The exercise took place amid renewed fears of the situation in Afghanistan post-withdrawal of coalition forces in 2014, as well as the "continuing internal threat of terrorism and India’s growing regional ambitions." The newspaper Dawn reported: "A senior military official said [the] war games were meant for coming up with a comprehensive response to all threats. He explained that the threat matrix was evolving and transforming. It includes both the internal challenge from terror groups of various shades and the conventional threat of external aggression."[13] Beginning in 2009, the Azm-i-Nau exercises are aimed at preempting India's Cold Start doctrine and improving a joint armed forces response to any conventional threat.[14]

Scope

In a work published by Dr. Farrukh Saleem, the current Threat Matrix has five major elements: military; nuclear; terrorism; cyber and economic.[1] According to Saleem, the first two threats, the military and the nuclear, are existential in nature in the sense that the threats posed by them threaten the "very basis of the state and its physical existence."[1] Existential threats essentially threaten the "unity, demography and integrity" of a nation-state, Pakistan.[1] The last three threats, terrorism, cyber and economic, are non-existential in nature because these threats are asymmetric in sense between belligerents who possess "unequal military resources and the weaker opponent uses unconventional weapons and tactics to exploit the vulnerabilities of the enemy."[1]

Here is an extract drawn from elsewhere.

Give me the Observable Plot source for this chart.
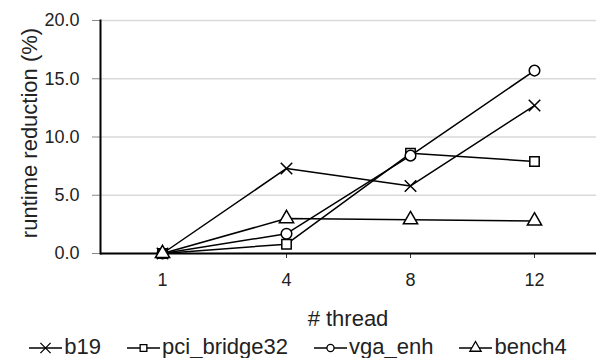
<!DOCTYPE html>
<html><head><meta charset="utf-8">
<script src="https://cdn.jsdelivr.net/npm/d3@7"></script>
<script src="https://cdn.jsdelivr.net/npm/@observablehq/plot@0.6"></script>
<style>
body{margin:0;background:#fff;font-family:"Liberation Sans",Arial,sans-serif;color:#000;}
#chart svg{display:block;}
#xtitle{margin-top:8px;padding-left:100px;text-align:center;font-size:22px;line-height:22px;height:22px;color:#222;}
#legend{display:flex;justify-content:center;align-items:center;gap:26px;font-size:22px;line-height:22px;margin-top:6px;color:#222;}
#legend .it{display:flex;align-items:center;}
#legend svg{display:block;margin-right:2px;}
</style></head><body>
<div id="chart"></div>
<div id="xtitle"># thread</div>
<div id="legend"></div>
<script>
const threads = ["1","4","8","12"];
const seriesNames = ["b19","pci_bridge32","vga_enh","bench4"];
const symbols = ["times","square","circle","triangle"];
const b19 = [0, 7.3, 5.8, 12.7];
const pci_bridge32 = [0, 0.8, 8.6, 7.9];
const vga_enh = [0, 1.7, 8.4, 15.7];
const bench4 = [0, 3.0, 2.9, 2.8];
const yTicks = [0, 5, 10, 15, 20];
const yTitle = "runtime reduction (%)";

const values = [b19, pci_bridge32, vga_enh, bench4];
const data = [];
seriesNames.forEach((s, i) => threads.forEach((t, j) => data.push({series: s, thread: t, value: values[i][j]})));

const chart = Plot.plot({
  width: 596, height: 300,
  marginLeft: 100, marginRight: 0, marginTop: 20, marginBottom: 47,
  style: {fontFamily: '"Liberation Sans", Arial, sans-serif', fontSize: "18px", color: "#222", background: "#fff"},
  x: {type: "point", domain: threads, padding: 0.5},
  y: {domain: [0, 20]},
  symbol: {domain: seriesNames, range: symbols},
  marks: [
    Plot.gridY(yTicks, {stroke: "#d9d9d9", strokeOpacity: 1, strokeWidth: 1.3}),
    Plot.axisY(yTicks, {tickFormat: d3.format(".1f"), tickSize: 8, tickPadding: 13, fontSize: 18, stroke: "#888", label: null}),
    Plot.axisX({tickSize: 5, tickPadding: 15, fontSize: 18, stroke: "#333", label: null}),
    Plot.text([yTitle], {frameAnchor: "left", textAnchor: "middle", lineAnchor: "middle", dx: -71, dy: -4, rotate: -90, fontSize: 22, fill: "#222"}),
    Plot.frame({anchor: "left", stroke: "#000", strokeWidth: 2}),
    Plot.ruleY([0], {stroke: "#000", strokeWidth: 2}),
    Plot.line(data, {x: "thread", y: "value", z: "series", stroke: "#000", strokeWidth: 1.5}),
    Plot.dot(data, {x: "thread", y: "value", symbol: "series", r: 5.3, fill: "#fff", stroke: "#000", strokeWidth: 1.5})
  ]
});
document.getElementById("chart").appendChild(chart);

// legend
const legend = document.getElementById("legend");
const symMap = {times: d3.symbolTimes, square: d3.symbolSquare, circle: d3.symbolCircle, triangle: d3.symbolTriangle};
seriesNames.forEach((s, i) => {
  const it = document.createElement("div");
  it.className = "it";
  const svg = d3.create("svg").attr("width", 33).attr("height", 16);
  svg.append("line").attr("x1", 0).attr("x2", 33).attr("y1", 9).attr("y2", 9).attr("stroke", "#000").attr("stroke-width", 1.5);
  const size = {times: 70, square: 45, circle: 40, triangle: 55}[symbols[i]];
  svg.append("path").attr("d", d3.symbol(symMap[symbols[i]], size)()).attr("transform", "translate(16.5,9)")
    .attr("fill", "#fff").attr("stroke", "#000").attr("stroke-width", 1.3);
  it.appendChild(svg.node());
  const sp = document.createElement("span");
  sp.textContent = s;
  it.appendChild(sp);
  legend.appendChild(it);
});
</script>
</body></html>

The government and military science officials describing the Threat Matrix program as legally and morally sound when a recent joint military exercises were conducted to rapidly respond to the threat matrix, which falls in the category of low-intensity conflict being confronted in some areas of the country.[15]

Soon after the revelation of the program to international media by the ISPR, the international media quoted the change of policy as in what is being seen as a "paradigm shift" in the country's policy.[16][17] However, on the other hand, Pakistani political science scholar, Ghazi Salahuddin, remains uncertain if this can be described as a "paradigm shift."[18]